Aim: Restate each line of the listing exactly, without carrying over any pictures.

Recorded data:
____________________

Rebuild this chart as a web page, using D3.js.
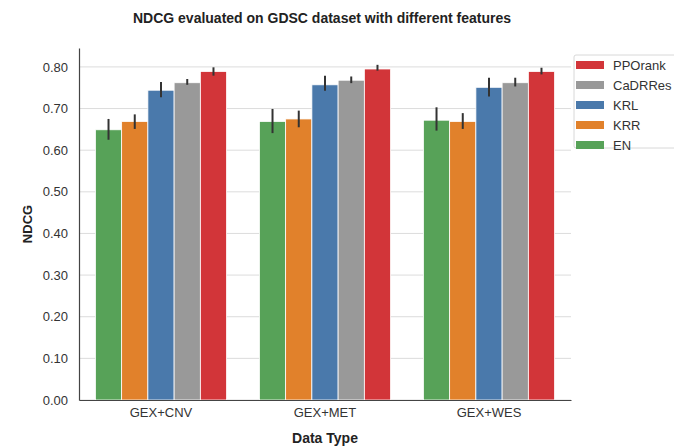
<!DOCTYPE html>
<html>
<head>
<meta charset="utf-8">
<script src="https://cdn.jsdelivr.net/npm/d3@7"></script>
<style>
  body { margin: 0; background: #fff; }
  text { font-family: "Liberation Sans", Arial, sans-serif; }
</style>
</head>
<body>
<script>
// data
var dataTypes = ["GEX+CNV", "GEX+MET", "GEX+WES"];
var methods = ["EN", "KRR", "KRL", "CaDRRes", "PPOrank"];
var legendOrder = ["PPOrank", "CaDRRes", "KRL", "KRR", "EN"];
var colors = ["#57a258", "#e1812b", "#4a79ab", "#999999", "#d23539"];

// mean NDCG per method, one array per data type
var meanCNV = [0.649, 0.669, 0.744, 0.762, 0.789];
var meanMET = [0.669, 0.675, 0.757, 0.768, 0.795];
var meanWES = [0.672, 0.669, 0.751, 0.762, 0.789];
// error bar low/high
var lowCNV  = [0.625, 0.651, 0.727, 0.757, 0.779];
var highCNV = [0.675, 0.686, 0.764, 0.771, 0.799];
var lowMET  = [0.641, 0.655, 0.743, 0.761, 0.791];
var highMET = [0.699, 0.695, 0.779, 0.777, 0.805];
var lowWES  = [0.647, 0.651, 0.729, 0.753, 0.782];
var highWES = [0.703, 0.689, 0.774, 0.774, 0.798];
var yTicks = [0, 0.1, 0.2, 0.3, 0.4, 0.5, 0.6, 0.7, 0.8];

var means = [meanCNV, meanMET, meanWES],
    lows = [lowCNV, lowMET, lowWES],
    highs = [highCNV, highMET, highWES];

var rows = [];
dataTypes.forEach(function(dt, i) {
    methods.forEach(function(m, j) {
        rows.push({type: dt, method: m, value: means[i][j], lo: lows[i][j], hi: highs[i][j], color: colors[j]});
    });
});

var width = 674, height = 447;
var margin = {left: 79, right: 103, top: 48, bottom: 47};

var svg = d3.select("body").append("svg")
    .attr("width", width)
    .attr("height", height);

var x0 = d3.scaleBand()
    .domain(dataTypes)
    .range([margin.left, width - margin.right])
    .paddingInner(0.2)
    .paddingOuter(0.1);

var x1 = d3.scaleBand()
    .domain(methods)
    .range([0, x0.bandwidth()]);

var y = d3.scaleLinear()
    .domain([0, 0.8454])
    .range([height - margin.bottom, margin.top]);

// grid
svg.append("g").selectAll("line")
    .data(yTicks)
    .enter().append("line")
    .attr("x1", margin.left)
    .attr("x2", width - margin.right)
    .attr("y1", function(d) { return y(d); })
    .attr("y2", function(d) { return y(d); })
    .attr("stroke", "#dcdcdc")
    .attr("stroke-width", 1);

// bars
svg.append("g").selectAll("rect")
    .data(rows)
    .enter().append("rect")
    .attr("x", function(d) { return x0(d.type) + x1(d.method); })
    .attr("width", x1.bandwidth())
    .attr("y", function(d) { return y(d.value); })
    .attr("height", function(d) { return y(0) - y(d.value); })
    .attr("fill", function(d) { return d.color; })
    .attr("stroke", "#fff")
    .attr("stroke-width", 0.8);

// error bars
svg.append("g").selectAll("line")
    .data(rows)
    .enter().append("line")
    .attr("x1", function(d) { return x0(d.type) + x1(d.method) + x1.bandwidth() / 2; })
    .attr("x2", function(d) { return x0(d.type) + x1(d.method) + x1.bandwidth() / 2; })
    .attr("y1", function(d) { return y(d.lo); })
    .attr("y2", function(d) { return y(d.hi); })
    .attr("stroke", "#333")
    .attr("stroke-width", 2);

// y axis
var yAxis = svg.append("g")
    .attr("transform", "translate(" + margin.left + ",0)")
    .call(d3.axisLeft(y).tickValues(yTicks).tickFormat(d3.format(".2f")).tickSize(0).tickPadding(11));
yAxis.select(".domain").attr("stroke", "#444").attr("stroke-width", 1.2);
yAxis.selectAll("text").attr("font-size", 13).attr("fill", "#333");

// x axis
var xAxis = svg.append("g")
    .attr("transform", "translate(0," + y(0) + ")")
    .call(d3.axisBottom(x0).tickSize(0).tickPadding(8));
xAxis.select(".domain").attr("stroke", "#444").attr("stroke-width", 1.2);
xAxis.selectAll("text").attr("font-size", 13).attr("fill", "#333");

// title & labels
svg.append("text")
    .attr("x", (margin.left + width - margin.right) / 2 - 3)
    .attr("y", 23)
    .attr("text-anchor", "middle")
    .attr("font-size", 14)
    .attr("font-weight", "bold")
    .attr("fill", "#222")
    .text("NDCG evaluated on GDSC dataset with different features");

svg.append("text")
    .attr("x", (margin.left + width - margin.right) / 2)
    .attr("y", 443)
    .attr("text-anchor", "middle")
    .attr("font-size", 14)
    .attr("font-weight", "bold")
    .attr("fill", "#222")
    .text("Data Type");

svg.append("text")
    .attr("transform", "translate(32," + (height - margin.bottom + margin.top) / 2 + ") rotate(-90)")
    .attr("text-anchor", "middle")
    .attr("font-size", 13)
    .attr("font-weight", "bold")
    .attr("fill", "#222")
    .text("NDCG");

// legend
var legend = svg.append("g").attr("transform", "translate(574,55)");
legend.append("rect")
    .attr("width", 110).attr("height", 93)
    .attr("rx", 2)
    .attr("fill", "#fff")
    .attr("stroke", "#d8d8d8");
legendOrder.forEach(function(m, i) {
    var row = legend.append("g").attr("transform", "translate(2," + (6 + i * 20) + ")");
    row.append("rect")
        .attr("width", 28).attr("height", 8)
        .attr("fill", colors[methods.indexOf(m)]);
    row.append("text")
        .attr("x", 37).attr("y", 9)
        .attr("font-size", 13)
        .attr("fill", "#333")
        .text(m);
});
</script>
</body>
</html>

____________________

Written answer:
Rebuild this chart as a web page, using D3.js.
<!DOCTYPE html>
<html>
<head>
<meta charset="utf-8">
<script src="https://cdn.jsdelivr.net/npm/d3@7"></script>
<style>
  body { margin: 0; background: #fff; }
  text { font-family: "Liberation Sans", Arial, sans-serif; }
</style>
</head>
<body>
<script>
// data
var dataTypes = ["GEX+CNV", "GEX+MET", "GEX+WES"];
var methods = ["EN", "KRR", "KRL", "CaDRRes", "PPOrank"];
var legendOrder = ["PPOrank", "CaDRRes", "KRL", "KRR", "EN"];
var colors = ["#57a258", "#e1812b", "#4a79ab", "#999999", "#d23539"];

// mean NDCG per method, one array per data type
var meanCNV = [0.649, 0.669, 0.744, 0.762, 0.789];
var meanMET = [0.669, 0.675, 0.757, 0.768, 0.795];
var meanWES = [0.672, 0.669, 0.751, 0.762, 0.789];
// error bar low/high
var lowCNV  = [0.625, 0.651, 0.727, 0.757, 0.779];
var highCNV = [0.675, 0.686, 0.764, 0.771, 0.799];
var lowMET  = [0.641, 0.655, 0.743, 0.761, 0.791];
var highMET = [0.699, 0.695, 0.779, 0.777, 0.805];
var lowWES  = [0.647, 0.651, 0.729, 0.753, 0.782];
var highWES = [0.703, 0.689, 0.774, 0.774, 0.798];
var yTicks = [0, 0.1, 0.2, 0.3, 0.4, 0.5, 0.6, 0.7, 0.8];

var means = [meanCNV, meanMET, meanWES],
    lows = [lowCNV, lowMET, lowWES],
    highs = [highCNV, highMET, highWES];

var rows = [];
dataTypes.forEach(function(dt, i) {
    methods.forEach(function(m, j) {
        rows.push({type: dt, method: m, value: means[i][j], lo: lows[i][j], hi: highs[i][j], color: colors[j]});
    });
});

var width = 674, height = 447;
var margin = {left: 79, right: 103, top: 48, bottom: 47};

var svg = d3.select("body").append("svg")
    .attr("width", width)
    .attr("height", height);

var x0 = d3.scaleBand()
    .domain(dataTypes)
    .range([margin.left, width - margin.right])
    .paddingInner(0.2)
    .paddingOuter(0.1);

var x1 = d3.scaleBand()
    .domain(methods)
    .range([0, x0.bandwidth()]);

var y = d3.scaleLinear()
    .domain([0, 0.8454])
    .range([height - margin.bottom, margin.top]);

// grid
svg.append("g").selectAll("line")
    .data(yTicks)
    .enter().append("line")
    .attr("x1", margin.left)
    .attr("x2", width - margin.right)
    .attr("y1", function(d) { return y(d); })
    .attr("y2", function(d) { return y(d); })
    .attr("stroke", "#dcdcdc")
    .attr("stroke-width", 1);

// bars
svg.append("g").selectAll("rect")
    .data(rows)
    .enter().append("rect")
    .attr("x", function(d) { return x0(d.type) + x1(d.method); })
    .attr("width", x1.bandwidth())
    .attr("y", function(d) { return y(d.value); })
    .attr("height", function(d) { return y(0) - y(d.value); })
    .attr("fill", function(d) { return d.color; })
    .attr("stroke", "#fff")
    .attr("stroke-width", 0.8);

// error bars
svg.append("g").selectAll("line")
    .data(rows)
    .enter().append("line")
    .attr("x1", function(d) { return x0(d.type) + x1(d.method) + x1.bandwidth() / 2; })
    .attr("x2", function(d) { return x0(d.type) + x1(d.method) + x1.bandwidth() / 2; })
    .attr("y1", function(d) { return y(d.lo); })
    .attr("y2", function(d) { return y(d.hi); })
    .attr("stroke", "#333")
    .attr("stroke-width", 2);

// y axis
var yAxis = svg.append("g")
    .attr("transform", "translate(" + margin.left + ",0)")
    .call(d3.axisLeft(y).tickValues(yTicks).tickFormat(d3.format(".2f")).tickSize(0).tickPadding(11));
yAxis.select(".domain").attr("stroke", "#444").attr("stroke-width", 1.2);
yAxis.selectAll("text").attr("font-size", 13).attr("fill", "#333");

// x axis
var xAxis = svg.append("g")
    .attr("transform", "translate(0," + y(0) + ")")
    .call(d3.axisBottom(x0).tickSize(0).tickPadding(8));
xAxis.select(".domain").attr("stroke", "#444").attr("stroke-width", 1.2);
xAxis.selectAll("text").attr("font-size", 13).attr("fill", "#333");

// title & labels
svg.append("text")
    .attr("x", (margin.left + width - margin.right) / 2 - 3)
    .attr("y", 23)
    .attr("text-anchor", "middle")
    .attr("font-size", 14)
    .attr("font-weight", "bold")
    .attr("fill", "#222")
    .text("NDCG evaluated on GDSC dataset with different features");

svg.append("text")
    .attr("x", (margin.left + width - margin.right) / 2)
    .attr("y", 443)
    .attr("text-anchor", "middle")
    .attr("font-size", 14)
    .attr("font-weight", "bold")
    .attr("fill", "#222")
    .text("Data Type");

svg.append("text")
    .attr("transform", "translate(32," + (height - margin.bottom + margin.top) / 2 + ") rotate(-90)")
    .attr("text-anchor", "middle")
    .attr("font-size", 13)
    .attr("font-weight", "bold")
    .attr("fill", "#222")
    .text("NDCG");

// legend
var legend = svg.append("g").attr("transform", "translate(574,55)");
legend.append("rect")
    .attr("width", 110).attr("height", 93)
    .attr("rx", 2)
    .attr("fill", "#fff")
    .attr("stroke", "#d8d8d8");
legendOrder.forEach(function(m, i) {
    var row = legend.append("g").attr("transform", "translate(2," + (6 + i * 20) + ")");
    row.append("rect")
        .attr("width", 28).attr("height", 8)
        .attr("fill", colors[methods.indexOf(m)]);
    row.append("text")
        .attr("x", 37).attr("y", 9)
        .attr("font-size", 13)
        .attr("fill", "#333")
        .text(m);
});
</script>
</body>
</html>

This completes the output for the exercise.